A partial list of costs for a provincial public inquiry into the handling of sexual abuse allegations in an eastern Ontario community totalled more than $17 million during the inquiry's first 20 months. And taxpayers will be on the hook for millions of other costs that weren't included.

Commissioner Normand Glaude gave a financial update Wednesday on the Cornwall Public Inquiry, revealing that with almost a year to go, the inquiry has so far spent:

  • $11.9 million on direct commission costs, including the building for the hearings, the commission lawyers and community meetings.
  • $2.75 million on lawyers and other costs for parties with standing at the inquiry.

The costs do not include the $3 million spent on the inquiry as of March by the Cornwall police.

Nor do they include the millions that taxpayers are spending on lawyers for such parties as the Ontario Provincial Police, the provincial children's aid society, corrections officials and the Ministry of the Attorney General.
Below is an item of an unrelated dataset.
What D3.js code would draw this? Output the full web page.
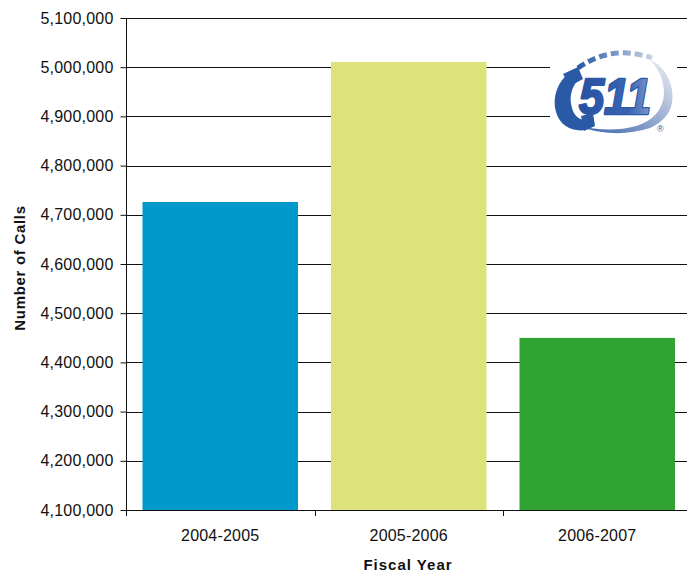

The inquiry opened in February 2006 and has hearings scheduled until August 2008.

In its final stage of hearings, scheduled to begin Wednesday, officials from institutions such as the police and children's aid society will testify about how their organizations responded to the sexual abuse allegations.

The commission is looking into how authorities responded to allegations that dozens of children were sexually abused by prominent members of the community over decades starting the 1950s. More than a dozen men were charged after police investigated the allegations, but only a handful of the accused were ever convicted.